Signalling a thaw in relations, Russian President Dmitry Medvedev announced the return to Kyiv, on Jan. 25, of his country’s ambassador, after withdrawing the diplomat over what had been described as Ukraine’s anti-Russian stance under Yushchenko.

It’s easy to understand why Russia values Ukraine. Of its 46 million people, eight million are ethnic Russians. Much of Russia’s trade infrastructure linking it to Europe and the Caucasus runs through Ukraine. Russia’s Black Sea fleet is based in the Ukrainian port of Sevastopol. “The (quite realistic) Russian fear,” writes analyst Peter Zeihan in a recent report for Stratfor, a Texas-based global intelligence company, “is that without Ukraine, the Europeans will pressure Russia along its entire western periphery, the Islamic world will pressure Russia along its entire southern periphery, the Chinese will pressure Russia along its southeastern periphery, and the Americans will pressure Russia wherever opportunity presents itself.”

Still, unlike in 2004, there have been no signs of overt Russian interference in this current campaign. But concerns have been raised over whether the coming vote will be fair. They were reinforced in a bizarre attack that took place before dawn on Jan. 25, when dozens of masked thugs, reportedly armed with clubs, tear gas and concussion grenades, attacked the plant that prints the ballots. First Deputy Prime Minister Oleksandr Turchynov, a staunch Tymoshenko ally, said the government had recently replaced the plant’s CEO in what was described as a commercial dispute centred on the printing of passports, and implied that Yanukovich’s side was to blame for the disturbance. But Yanukovich’s Party of Regions accused the Tymoshenko camp of wanting to print off 1.5 million bogus ballots, and said her supporters had sent the thugs to the plant. “Tymoshenko’s policy is aimed at destabilization of the situation and election fraud,” parliamentarian and Party of Regions stalwart Nikolay Azarov said. “Their raid is confirmation of this fact.” Tymoshenko’s representatives strongly refuted the claims.

The great fear, of course, is that the election may not bring an end to Ukraine’s deep-rooted political problems. If Tymoshenko loses on Sunday, she will remain as prime minister, with tremendous power and an intact parliamentary coalition to back her—all of which can be used to undermine Yanukovich.

Because she already has a coalition in place, she has no need to call a parliamentary election (the next one is due in 2012)—unlike Yanukovich, who in the event of victory will likely have to call a snap election in the hopes of forming his own alliances. For him, the stakes are particularly high. “If Yanukovich loses the election,” Kuzio says, “he’s finished,” and he will be unceremoniously replaced as party leader and marginalized. But his party will remain strong, reflecting the continuation of the great divide in Ukraine.

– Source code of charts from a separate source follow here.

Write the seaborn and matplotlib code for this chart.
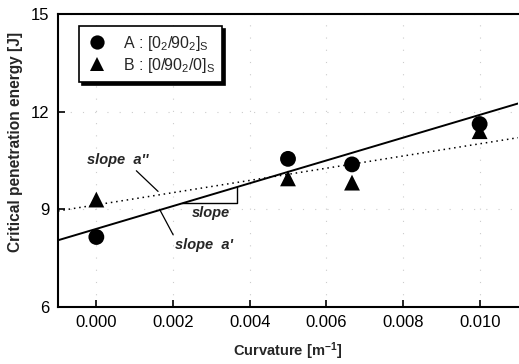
import matplotlib
matplotlib.use("Agg")
import matplotlib.pyplot as plt
import seaborn as sns
import pandas as pd

curvature = [0.0, 0.005, 0.00667, 0.010]
energy_A = [8.15, 10.55, 10.38, 11.62]
energy_B = [9.30, 9.95, 9.82, 11.40]
label_A = r"A : [0$_2$/90$_2$]$_\mathrm{S}$"
label_B = r"B : [0/90$_2$/0]$_\mathrm{S}$"

fit_x = [-0.001, 0.011]
fit_solid_y = [8.05, 12.25]
fit_dotted_y = [8.95, 11.20]

x_ticks = [0.000, 0.002, 0.004, 0.006, 0.008, 0.010]
y_ticks = [6, 9, 12, 15]

sns.set_theme(style="white")
plt.rcParams['font.family'] = ['Liberation Sans', 'DejaVu Sans']
plt.rcParams['mathtext.fontset'] = 'custom'
plt.rcParams['mathtext.rm'] = 'Liberation Sans'
plt.rcParams['mathtext.it'] = 'Liberation Sans:italic'
plt.rcParams['mathtext.bf'] = 'Liberation Sans:bold'

df = pd.DataFrame({
    "x": curvature * 2,
    "y": energy_A + energy_B,
    "series": [label_A] * len(curvature) + [label_B] * len(curvature),
})

fig = plt.figure(figsize=(5.19, 3.64), dpi=100)
ax = fig.add_axes([0.1118, 0.1566, 0.8862, 0.805])

ax.grid(True, color="#cccccc", linestyle=(0, (1, 10)), linewidth=0.8)

sns.lineplot(x=fit_x, y=fit_solid_y, ax=ax, color="black", linewidth=1.4)
sns.lineplot(x=fit_x, y=fit_dotted_y, ax=ax, color="black", linewidth=1.1,
             linestyle=(0, (1, 2.5)))

sns.scatterplot(data=df, x="x", y="y", hue="series", style="series",
                markers={label_A: "o", label_B: "^"},
                palette={label_A: "black", label_B: "black"},
                s=130, edgecolor="black", linewidth=0, ax=ax, zorder=5)

# slope triangle
ax.plot([0.00223, 0.00368, 0.00368], [9.18, 9.18, 9.69], color="black", lw=1.0)

ax.text(0.0025, 8.9, "slope", fontsize=10.5, fontweight="bold", fontstyle="italic",
        va="center", ha="left")
ax.annotate("slope  a''", xy=(0.00161, 9.55), xytext=(-0.00025, 10.5),
            fontsize=10.5, fontweight="bold", fontstyle="italic",
            ha="left", va="center",
            arrowprops=dict(arrowstyle="-", color="black", lw=0.9,
                            shrinkA=0, shrinkB=0, relpos=(0.75, 0.0)))
ax.annotate("slope  a'", xy=(0.00165, 9.0), xytext=(0.00205, 7.9),
            fontsize=10.5, fontweight="bold", fontstyle="italic",
            ha="left", va="center",
            arrowprops=dict(arrowstyle="-", color="black", lw=0.9,
                            shrinkA=0, shrinkB=0, relpos=(0.0, 1.0)))

ax.set_xlim(-0.001, 0.011)
ax.set_ylim(6, 15)
ax.set_xticks(x_ticks)
ax.set_xticklabels([f"{v:.3f}" for v in x_ticks])
ax.set_yticks(y_ticks)
ax.tick_params(direction="in", length=5, width=1.2, labelsize=12, colors="black",
               bottom=True, left=True, pad=6)
ax.set_xlabel(r"Curvature [m$^{\mathbf{-1}}$]", fontsize=10.5, fontweight="bold",
              labelpad=7)
ax.set_ylabel("Critical penetration energy [J]", fontsize=11.2, fontweight="bold")
ax.yaxis.set_label_coords(-0.076, 0.563)

for side in ["left", "bottom", "top"]:
    ax.spines[side].set_color("black")
    ax.spines[side].set_linewidth(1.5)
ax.spines["right"].set_visible(False)

leg = ax.legend(loc="upper left", bbox_to_anchor=(0.028, 0.985), frameon=True,
                fancybox=False, shadow={"color": "black", "alpha": 1.0},
                fontsize=11.5, handletextpad=0.9, handlelength=1.4,
                borderpad=0.45, labelspacing=0.2, markerscale=0.9)
leg.get_frame().set_edgecolor("black")
leg.get_frame().set_linewidth(1.2)

fig.savefig("out.png", dpi=100)
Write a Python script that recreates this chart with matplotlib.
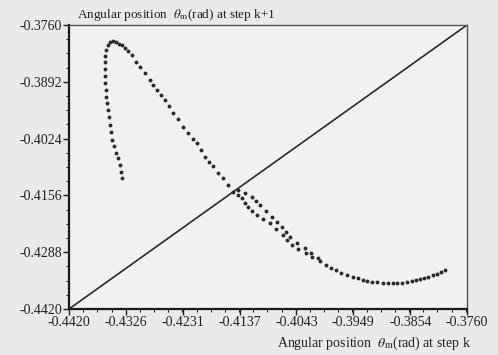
import matplotlib
matplotlib.use("Agg")
import matplotlib.pyplot as plt
from matplotlib.ticker import FixedLocator, AutoMinorLocator

plt.rcParams['font.family'] = ['Liberation Serif', 'DejaVu Serif']
plt.rcParams['mathtext.fontset'] = 'stix'
plt.rcParams['axes.unicode_minus'] = False

# ---- data: angular position at step k (x) and step k+1 (y) ----
# rising branch and first descent
branch_k = [-0.43321, -0.43338, -0.43354, -0.43387, -0.43421, -0.43454, -0.43487, -0.43504,
            -0.43520, -0.43537, -0.43553, -0.43570, -0.43586, -0.43586, -0.43603, -0.43603,
            -0.43603, -0.43603, -0.43603, -0.43586, -0.43553, -0.43520, -0.43470, -0.43421,
            -0.43371, -0.43321, -0.43271, -0.43222, -0.43155, -0.43089, -0.43023, -0.42940,
            -0.42857, -0.42807, -0.42741, -0.42674, -0.42608, -0.42542, -0.42475, -0.42392,
            -0.42310, -0.42227, -0.42144, -0.42077, -0.42011, -0.41945, -0.41878, -0.41812,
            -0.41729, -0.41646, -0.41563]
branch_k1 = [-0.41156, -0.41016, -0.40853, -0.40691, -0.40575, -0.40412, -0.40272, -0.40087,
             -0.39924, -0.39738, -0.39575, -0.39413, -0.39273, -0.39111, -0.38948, -0.38785,
             -0.38623, -0.38460, -0.38320, -0.38181, -0.38065, -0.37995, -0.37972, -0.37995,
             -0.38042, -0.38065, -0.38135, -0.38204, -0.38297, -0.38460, -0.38576, -0.38715,
             -0.38878, -0.38994, -0.39111, -0.39227, -0.39343, -0.39482, -0.39645, -0.39784,
             -0.39970, -0.40110, -0.40249, -0.40342, -0.40505, -0.40668, -0.40784, -0.40877,
             -0.41039, -0.41156, -0.41318]
# upper track after crossing the diagonal
track1_k = [-0.41398, -0.41281, -0.41165, -0.41099, -0.41033, -0.40933, -0.40834, -0.40751,
            -0.40668, -0.40601, -0.40535, -0.40419, -0.40286, -0.40187, -0.40071]
track1_k1 = [-0.41434, -0.41504, -0.41597, -0.41690, -0.41783, -0.41922, -0.42062, -0.42178,
             -0.42294, -0.42411, -0.42527, -0.42666, -0.42782, -0.42899, -0.43015]
# lower track after crossing the diagonal
track2_k = [-0.41480, -0.41398, -0.41331, -0.41281, -0.41232, -0.41165, -0.41082, -0.40983,
            -0.40867, -0.40767, -0.40651, -0.40585, -0.40502, -0.40403, -0.40270, -0.40170]
track2_k1 = [-0.41481, -0.41551, -0.41620, -0.41737, -0.41830, -0.41922, -0.42015, -0.42108,
             -0.42201, -0.42341, -0.42480, -0.42596, -0.42713, -0.42806, -0.42899, -0.42991]
# tail near the minimum
tail_k = [-0.40038, -0.39938, -0.39855, -0.39772, -0.39689, -0.39590, -0.39490, -0.39408,
          -0.39325, -0.39258, -0.39175, -0.39092, -0.38993, -0.38910, -0.38827, -0.38761,
          -0.38678, -0.38595, -0.38512, -0.38446, -0.38379, -0.38313, -0.38247, -0.38164,
          -0.38097, -0.38031, -0.37965]
tail_k1 = [-0.43084, -0.43177, -0.43247, -0.43294, -0.43363, -0.43410, -0.43456, -0.43480,
           -0.43526, -0.43549, -0.43572, -0.43572, -0.43596, -0.43596, -0.43596, -0.43596,
           -0.43596, -0.43572, -0.43549, -0.43526, -0.43503, -0.43480, -0.43456, -0.43410,
           -0.43387, -0.43340, -0.43294]

x_ticks = [-0.4420, -0.4326, -0.4231, -0.4137, -0.4043, -0.3949, -0.3854, -0.3760]
x_tick_labels = ['-0.4420', '-0.4326', '-0.4231', '-0.4137', '-0.4043', '-0.3949', '-0.3854', '-0.3760']
y_ticks = [-0.4420, -0.4288, -0.4156, -0.4024, -0.3892, -0.3760]
y_tick_labels = ['-0.4420', '-0.4288', '-0.4156', '-0.4024', '-0.3892', '-0.3760']
diag = [-0.4420, -0.3760]

fig = plt.figure(figsize=(4.98, 3.55), dpi=100, facecolor='#eaeae8')
ax = fig.add_axes([69/498, 1-309/355, 398/498, 284/355], facecolor='#f1f1ef')

ax.plot(diag, diag, color='#2a2a2a', lw=1.2)
pt = dict(ls='none', marker='o', ms=2.8, color='#2a2a2a', mec='none')
ax.plot(branch_k, branch_k1, **pt)
ax.plot(track1_k, track1_k1, **pt)
ax.plot(track2_k, track2_k1, **pt)
ax.plot(tail_k, tail_k1, **pt)

ax.set_xlim(-0.4420, -0.3760)
ax.set_ylim(-0.4420, -0.3760)
ax.xaxis.set_major_locator(FixedLocator(x_ticks))
ax.set_xticklabels(x_tick_labels)
ax.yaxis.set_major_locator(FixedLocator(y_ticks))
ax.set_yticklabels(y_tick_labels)
ax.xaxis.set_minor_locator(AutoMinorLocator(4))
ax.yaxis.set_minor_locator(AutoMinorLocator(4))
ax.tick_params(which='major', direction='out', length=4, width=1.0, labelsize=10,
               pad=1, colors='#222222')
ax.tick_params(which='minor', direction='out', length=2.5, width=0.8, colors='#222222')

for s in ['left', 'bottom']:
    ax.spines[s].set_linewidth(1.6)
    ax.spines[s].set_color('#1a1a1a')
for s in ['top', 'right']:
    ax.spines[s].set_linewidth(1.0)
    ax.spines[s].set_color('#555555')

ax.text(0.02, 1.008, r'Angular position  $\theta_{\rm m}$(rad) at step k+1',
        transform=ax.transAxes, ha='left', va='bottom', fontsize=9.5, color='#222222')
ax.text(1.01, -0.09, r'Angular position  $\theta_{\rm m}$(rad) at step k',
        transform=ax.transAxes, ha='right', va='top', fontsize=10, color='#222222')

fig.savefig('out.png', dpi=100, facecolor=fig.get_facecolor())
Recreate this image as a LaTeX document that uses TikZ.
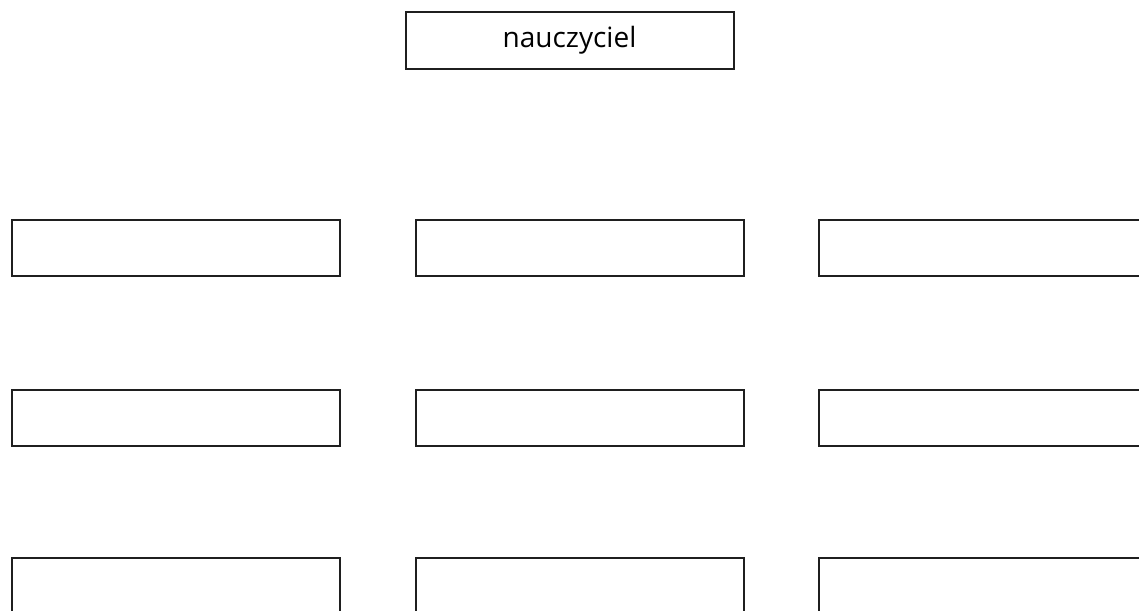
\documentclass[tikz,border=0pt]{standalone}
\usepackage{fontspec}
\setmainfont{Open Sans}
\begin{document}
\begin{tikzpicture}[x=1pt,y=-1pt,
  box/.style={draw=black!88, line width=2pt, minimum width=328pt, minimum height=56pt, inner sep=0pt, anchor=north west, font=\fontsize{28}{32}\selectfont}]
\useasboundingbox (0,0) rectangle (1139,610);
\clip (0,0) rectangle (1139,610);
\fill[white] (0,0) rectangle (1139,610);
\node[box] (top) at (404.5,11.5) {nauczyciel};
\node[box] (a1) at (10.5,218.5) {};
\node[box] (b1) at (414.5,218.5) {};
\node[box] (c1) at (817.5,218.5) {};
\node[box] (a2) at (10.5,388.5) {};
\node[box] (b2) at (414.5,388.5) {};
\node[box] (c2) at (817.5,388.5) {};
\node[box] (a3) at (10.5,556.5) {};
\node[box] (b3) at (414.5,556.5) {};
\node[box] (c3) at (817.5,556.5) {};
\end{tikzpicture}
\end{document}
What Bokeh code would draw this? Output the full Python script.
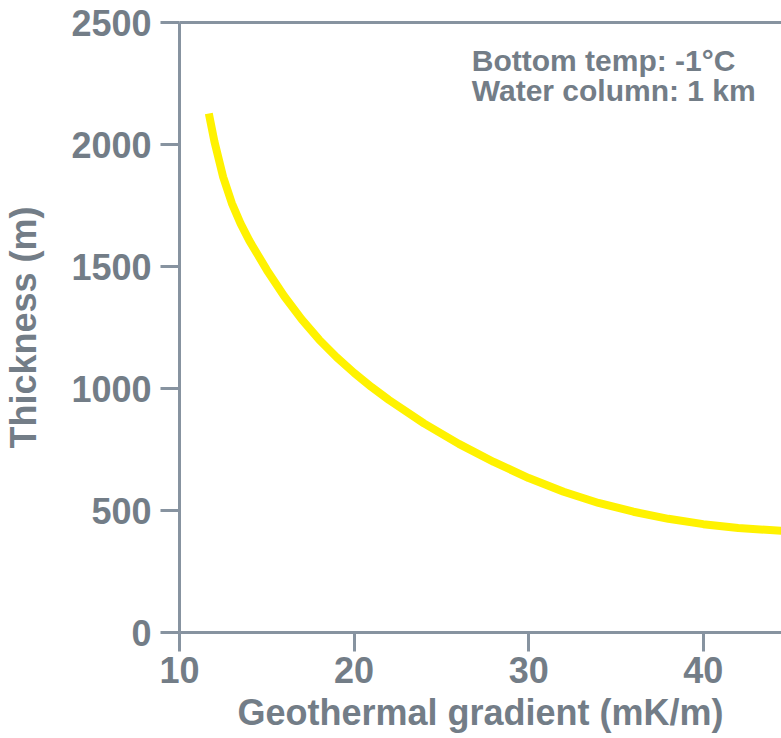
from bokeh.plotting import figure
from bokeh.models import Range1d, FixedTicker, LinearAxis, Label
from bokeh.embed import file_html
from bokeh.resources import INLINE

# Data
gradient = [11.68, 12.0, 12.5, 13.0, 13.5, 14.0, 15.0, 16.0, 17.0, 18.0, 19.0, 20.0, 21.0, 22.0,
            24.0, 26.0, 28.0, 30.0, 32.0, 34.0, 36.0, 38.0, 40.0, 42.0, 44.48]
thickness = [2127, 2012, 1867, 1759, 1676, 1606, 1486, 1378, 1283, 1200, 1128, 1064, 1006, 953,
             857, 773, 699, 633, 577, 531, 495, 466, 444, 428, 417]
x_ticks = [10, 20, 30, 40]
y_ticks = [0, 500, 1000, 1500, 2000, 2500]
notes = ["Bottom temp: -1°C", "Water column: 1 km"]

TEXT = "#737d87"
AXIS = "#8793a0"
FONT = "Liberation Sans"

p = figure(width=781, height=738, output_backend="svg", toolbar_location=None,
           x_range=Range1d(10, 44.48), y_range=Range1d(0, 2500),
           min_border_left=176, min_border_right=0, min_border_top=22, min_border_bottom=106)
p.outline_line_color = None
p.grid.visible = False
p.background_fill_color = "white"

p.line(gradient, thickness, line_color="#fff200", line_width=8, line_cap="butt", line_join="round")

for ax, ticks in ((p.xaxis[0], x_ticks), (p.yaxis[0], y_ticks)):
    ax.ticker = FixedTicker(ticks=ticks)
    ax.axis_line_color = AXIS
    ax.axis_line_width = 3
    ax.major_tick_line_color = AXIS
    ax.major_tick_line_width = 3
    ax.major_tick_in = 0
    ax.major_tick_out = 19
    ax.minor_tick_line_color = None
    ax.major_label_text_font = FONT
    ax.major_label_text_font_size = "36px"
    ax.major_label_text_font_style = "bold"
    ax.major_label_text_color = TEXT
    ax.axis_label_text_font = FONT
    ax.axis_label_text_font_size = "36px"
    ax.axis_label_text_font_style = "bold"
    ax.axis_label_text_color = TEXT

p.xaxis[0].axis_label = "Geothermal gradient (mK/m)"
p.yaxis[0].axis_label = "Thickness (m)"
p.xaxis[0].major_label_standoff = 5
p.xaxis[0].axis_label_standoff = 6
p.yaxis[0].major_label_standoff = 9
p.yaxis[0].axis_label_standoff = 24

top = LinearAxis(ticker=FixedTicker(ticks=[]), axis_line_color=AXIS, axis_line_width=3,
                 major_tick_line_color=None, minor_tick_line_color=None,
                 major_label_text_font_size="0px")
p.add_layout(top, "above")

for i, t in enumerate(notes):
    p.add_layout(Label(x=26.74, y=2344 - 123 * i, text=t, text_font=FONT, text_font_size="30px",
                       text_font_style="bold", text_color=TEXT, text_baseline="alphabetic"))

open("out.html", "w").write(file_html(p, INLINE))
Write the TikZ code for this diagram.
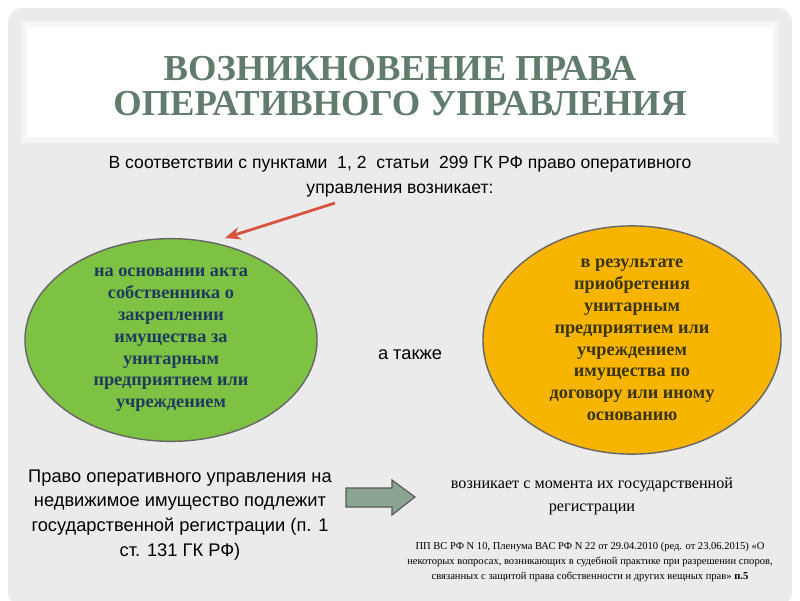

Whoever wins, one thing is clear: given the disillusionment over the failures of the past five years, the Orange Revolution is a thing of the past. For Ukrainians like Boychuk, Tymoshenko and Yanukovich are “like a pair of boots—they’re the same.” Gone are the heady days of late 2004. “Back then,” Boychuk says, “I thought that by this time we would have become members of the EU.” Instead, this election may leave Ukraine facing a continuation of the political mess it has been mired in—under the ever more watchful eye of Moscow.